Red Aninsri

So we kick off Encounters’ Queer Joy series with Red Aninsri, a spy film about a trans woman sent to seduce a gay student activist, set in Thailand. The film deliberately plays with anachronisms to highlight the impact of the past on the reality of today.

The short film starts by saying it is inspired by Thai cinema of the past. So rather than widescreen, it is shot in a square, rounded frame, similar to early films. The dialogue is dubbed, so there is an obvious artifice with how the film is being constructed. The film’s subtitle “Tiptoeing on the Still Trembling Berlin Wall” tells us about the era it is trying to evoke. There are shots of a round radio speaker with voiceover, a classic trope from spy thrillers back in the day, like Mission Impossible and The Man from U.N.C.L.E. Smoking while conversing directly with camera, sneaking down darkened, slick city side streets, push-ins on briefcases of ominous significance, all of it orientates you in the films of the Cold War era.

Yet the film itself is set in today’s world, with the spy trying to clone the student’s mobile phone to track their contacts with other state targets. The film explicitly draws comparisons from the way Thailand treats activism today with the Cold War paranoia of the past. The ‘Boss’, whose disembodied voice gives the spy her instructions through the radio, talks of outside agents seeking to agitate and recruit students to become enemies of the state. All the while though, it belies its motivations by trying to suppress criticism that could jeopardise investment from a wealthier neighbouring country, obliquely referring to China.

Aninsri, or Eagle, is the code name for Ang, a trans woman who describes herself as a whore and spy. In exchange for a restaurant, a foot on the capitalist ladder, she agrees to go undercover as a cis gay man to seduce Jit, an idealistic student activist. Despite the state seeing Ang’s queerness as an interchangeable tool they can use in their service, and as a highly sexualised commodity, their relationship is naively sweet. Jit just wants to hold hands, talk passionately about politics and history, and cuddle in bed. Ang is disarmed by his sincerity and is caught on the dilemma of what to do, as their feelings for each other deepen.

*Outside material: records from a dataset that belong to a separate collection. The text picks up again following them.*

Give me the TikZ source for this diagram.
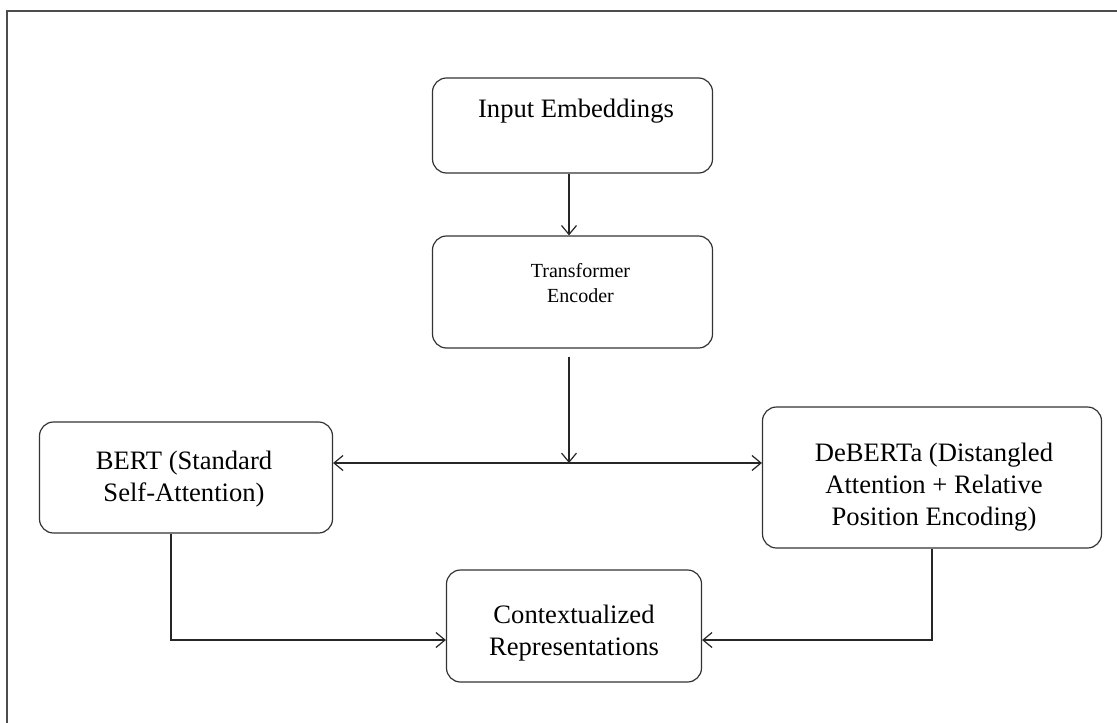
\documentclass[tikz,border=0pt]{standalone}
\usepackage{fontspec}
\setmainfont{Liberation Serif}
\usetikzlibrary{arrows.meta,positioning,calc}
\begin{document}
\begin{tikzpicture}[x=1pt,y=-1pt,line width=1.2pt,
  >={Straight Barb[length=9pt,width=15pt]},
  box/.style={draw=black!80,rounded corners=14pt,inner sep=0pt},
  link/.style={draw=black!85},
  big/.style={font=\fontsize{26.6}{32}\selectfont,align=center,inner sep=0pt},
  small/.style={font=\fontsize{20}{25}\selectfont,align=center,inner sep=0pt}]
\useasboundingbox (0,0) rectangle (1117,723);
\clip (0,0) rectangle (1117,723);
% frame
\draw[black!70,line width=2pt] (7,11) rectangle (1140,760);
% boxes
\foreach \name/\x/\y/\w/\h in {inp/572.5/125.5/280/95,enc/572.5/292/280/112,bert/186/477.5/293/111,deb/932/477.5/339/141,ctx/574/626/255/112} {
  \node[box,minimum width=\w pt,minimum height=\h pt] (\name) at (\x,\y) {};
}
% labels
\node[big] (inptxt) at (576,111) {Input Embeddings};
\node[small] (enctxt) at (580.5,283) {Transformer\\Encoder};
\node[big] (berttxt) at (184,479) {BERT (Standard\\Self-Attention)};
\node[big] (debtxt) at (934,487.5) {DeBERTa (Distangled\\Attention + Relative\\Position Encoding)};
\node[big] (ctxtxt) at (574,633.5) {Contextualized\\Representations};
% connectors
\coordinate (split) at (569,463);
\draw[link,->] (inp.south -| split) -- (enc.north -| split);
\draw[link,->] ($(enc.south -| split)+(0,8)$) -- (split);
\draw[link,<->] (split -| bert.east) -- (split -| deb.west);
\draw[link,->] ($(bert.south)+(-15,0)$) |- ($(ctx.west)+(0,14)$);
\draw[link,->] (deb.south) |- ($(ctx.east)+(0,14)$);
\end{tikzpicture}
\end{document}
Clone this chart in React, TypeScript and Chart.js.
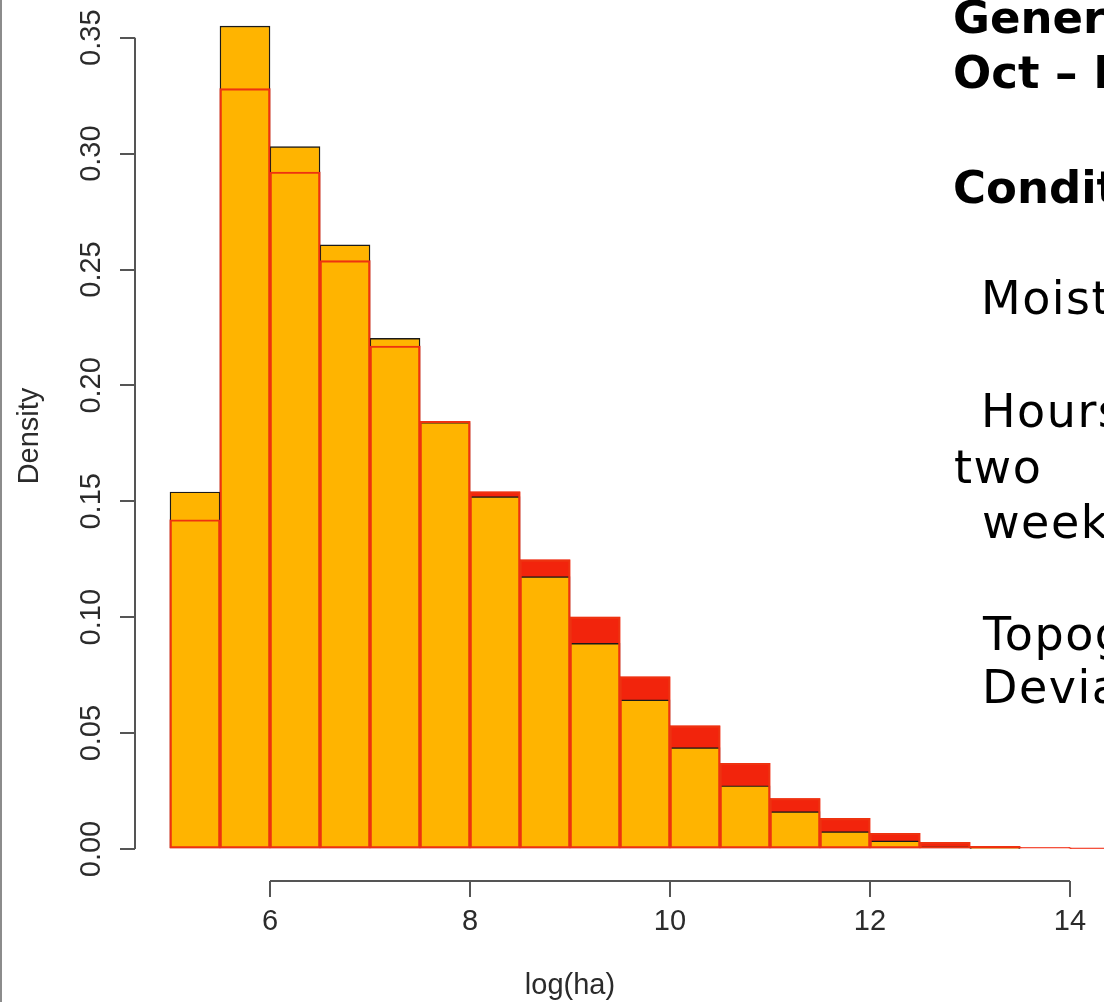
import { useEffect, useRef } from 'react';
import { Chart, registerables } from 'chart.js';

Chart.register(...registerables);

// Histogram bins of log(ha), 0.5 wide, starting at 5
const binStarts = [5, 5.5, 6, 6.5, 7, 7.5, 8, 8.5, 9, 9.5, 10, 10.5, 11, 11.5, 12, 12.5, 13, 13.5, 14, 14.5];
const binWidth = 0.5;

// Density of all fires (red histogram)
const densityAll = [0.142, 0.328, 0.292, 0.2538, 0.217, 0.1845, 0.1541, 0.1247, 0.1, 0.0743, 0.0531, 0.037, 0.0218, 0.0132, 0.0068, 0.0029, 0.0011, 0.0006, 0.0003, 0.0002];
// Density under the general model (orange histogram)
const densityModel = [0.154, 0.355, 0.303, 0.2606, 0.2203, 0.184, 0.152, 0.1175, 0.0887, 0.0643, 0.0437, 0.0273, 0.0161, 0.0075, 0.0035, 0.0011, 0.0003, 0, 0, 0];

const xTicks = [6, 8, 10, 12, 14];
const yTicks = [0, 0.05, 0.1, 0.15, 0.2, 0.25, 0.3, 0.35];
const yTickLabels = ['0.00', '0.05', '0.10', '0.15', '0.20', '0.25', '0.30', '0.35'];
const xTitle = 'log(ha)';
const yTitle = 'Density';

// Side notes
const headerLines = ['General Model', 'Oct – Dec', 'Conditioned on:'];
const conditionLines = ['Moisture', 'Hours', 'two', 'weeks', 'Topographic', 'Deviation'];

const AXIS_FONT = '"Liberation Sans", Arial, sans-serif';
const NOTE_FONT = '"DejaVu Sans", sans-serif';
const INK = '#2b2b2b';
const AXIS_LINE = '#555555';
const RED_FILL = '#f2240c';
const RED_EDGE = '#ee3210';
const ORANGE_FILL = '#ffb400';

const toPoints = (vals: number[]) => binStarts.map((s, i) => ({ x: s + binWidth / 2, y: vals[i] }));

const decorations = {
  id: 'decorations',
  afterDraw(chart: any) {
    const { ctx } = chart;
    const xs = chart.scales.x;
    const ys = chart.scales.y;
    ctx.save();

    // frame line at the very left
    ctx.strokeStyle = '#8c8c8c';
    ctx.lineWidth = 2;
    ctx.beginPath();
    ctx.moveTo(1, 0);
    ctx.lineTo(1, chart.height);
    ctx.stroke();

    // R-style axis lines spanning first to last tick
    ctx.strokeStyle = AXIS_LINE;
    ctx.lineWidth = 2;
    const axisX = chart.chartArea.left;
    ctx.beginPath();
    ctx.moveTo(axisX, ys.getPixelForValue(yTicks[0]));
    ctx.lineTo(axisX, ys.getPixelForValue(yTicks[yTicks.length - 1]));
    ctx.stroke();
    const axisY = chart.chartArea.bottom;
    ctx.beginPath();
    ctx.moveTo(xs.getPixelForValue(xTicks[0]), axisY);
    ctx.lineTo(xs.getPixelForValue(xTicks[xTicks.length - 1]), axisY);
    ctx.stroke();

    // rotated y tick labels
    ctx.fillStyle = INK;
    ctx.font = `29px ${AXIS_FONT}`;
    ctx.textAlign = 'center';
    ctx.textBaseline = 'alphabetic';
    yTicks.forEach((v, i) => {
      ctx.save();
      ctx.translate(100, ys.getPixelForValue(v));
      ctx.rotate(-Math.PI / 2);
      ctx.fillText(yTickLabels[i], 0, 0);
      ctx.restore();
    });

    // axis titles
    ctx.save();
    ctx.translate(38, 436);
    ctx.rotate(-Math.PI / 2);
    ctx.fillText(yTitle, 0, 0);
    ctx.restore();
    ctx.fillText(xTitle, 570, 994);

    // side notes
    ctx.fillStyle = '#000';
    ctx.textAlign = 'left';
    ctx.font = `bold 45px ${NOTE_FONT}`;
    ctx.fillText(headerLines[0], 953, 33);
    ctx.fillText(headerLines[1], 953, 88);
    ctx.fillText(headerLines[2], 953, 203);
    ctx.font = `46px ${NOTE_FONT}`;
    ctx.letterSpacing = '1.5px';
    ctx.fillText(conditionLines[0], 981, 314);
    ctx.fillText(conditionLines[1], 981, 427);
    ctx.fillText(conditionLines[2], 954, 483);
    ctx.fillText(conditionLines[3], 982, 538);
    ctx.fillText(conditionLines[4], 983, 650);
    ctx.fillText(conditionLines[5], 982, 703);
    ctx.letterSpacing = '0px';

    ctx.restore();
  },
};

export default function App() {
  const canvasRef = useRef<HTMLCanvasElement | null>(null);

  useEffect(() => {
    const canvas = canvasRef.current;
    if (!canvas) return;

    const pxPerUnit = (849 - 37.7) / 0.35;
    const yMax = 849 / pxPerUnit;
    const yMin = -(881 - 849) / pxPerUnit;

    const chart = new Chart(canvas, {
      type: 'bar',
      data: {
        datasets: [
          {
            label: 'all fill',
            data: toPoints(densityAll),
            backgroundColor: RED_FILL,
            borderWidth: 0,
            grouped: false,
            barPercentage: 1,
            categoryPercentage: 1,
            order: 3,
          } as any,
          {
            label: 'model',
            data: toPoints(densityModel),
            backgroundColor: ORANGE_FILL,
            borderColor: '#1a1a1a',
            borderWidth: 1.4,
            borderSkipped: false,
            grouped: false,
            barPercentage: 1,
            categoryPercentage: 1,
            order: 2,
          } as any,
          {
            label: 'all outline',
            data: toPoints(densityAll),
            backgroundColor: 'rgba(0,0,0,0)',
            borderColor: RED_EDGE,
            borderWidth: 1.4,
            borderSkipped: false,
            grouped: false,
            barPercentage: 1,
            categoryPercentage: 1,
            order: 1,
          } as any,
        ],
      },
      options: {
        animation: false,
        responsive: false,
        maintainAspectRatio: false,
        layout: { padding: 0 },
        plugins: {
          legend: { display: false },
          tooltip: { enabled: false },
          title: { display: false },
        },
        scales: {
          x: {
            type: 'linear',
            min: 4.65,
            max: 14.34,
            offset: false,
            grid: {
              display: true,
              offset: false,
              drawOnChartArea: false,
              drawTicks: true,
              tickLength: 16,
              color: AXIS_LINE,
              lineWidth: 2,
            },
            border: { display: false },
            ticks: {
              autoSkip: false,
              maxRotation: 0,
              padding: 8,
              color: INK,
              font: { family: AXIS_FONT, size: 29 },
              callback: (v: any) => String(v),
            },
            afterBuildTicks: (s: any) => {
              s.ticks = xTicks.map((v) => ({ value: v }));
            },
            afterFit: (s: any) => {
              s.height = 121;
              s.paddingLeft = 0;
              s.paddingRight = 0;
            },
          },
          y: {
            type: 'linear',
            min: yMin,
            max: yMax,
            grid: {
              display: true,
              drawOnChartArea: false,
              drawTicks: true,
              tickLength: 15,
              color: AXIS_LINE,
              lineWidth: 2,
            },
            border: { display: false },
            ticks: { display: false },
            afterBuildTicks: (s: any) => {
              s.ticks = yTicks.map((v) => ({ value: v }));
            },
            afterFit: (s: any) => {
              s.width = 135;
              s.paddingTop = 0;
              s.paddingBottom = 0;
            },
          },
        },
      } as any,
      plugins: [decorations],
    });

    return () => chart.destroy();
  }, []);

  return (
    <div
      style={{
        position: 'fixed',
        left: 0,
        top: 0,
        width: 1104,
        height: 1002,
        overflow: 'hidden',
        background: '#ffffff',
      }}
    >
      <canvas ref={canvasRef} width={1104} height={1002} style={{ display: 'block' }} />
    </div>
  );
}
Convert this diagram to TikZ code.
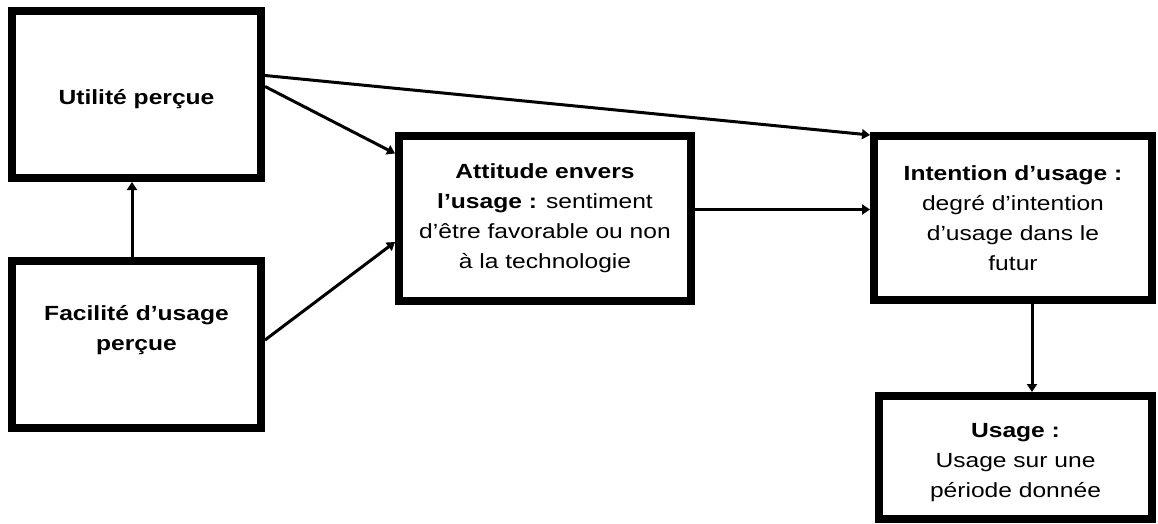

In an act of real intimacy, while lying together, Ang drops her dubbed voice. The coquettish and ultra-feminine, high-pitched voice is replaced by Ang’s real voice. She describes it as flawed but authentic. Jit also drops his dubbed voice, and he sounds so young.

Really interestingly constructed tale, about the struggle for real connection and the authentic self in the face of state oppression and societal control.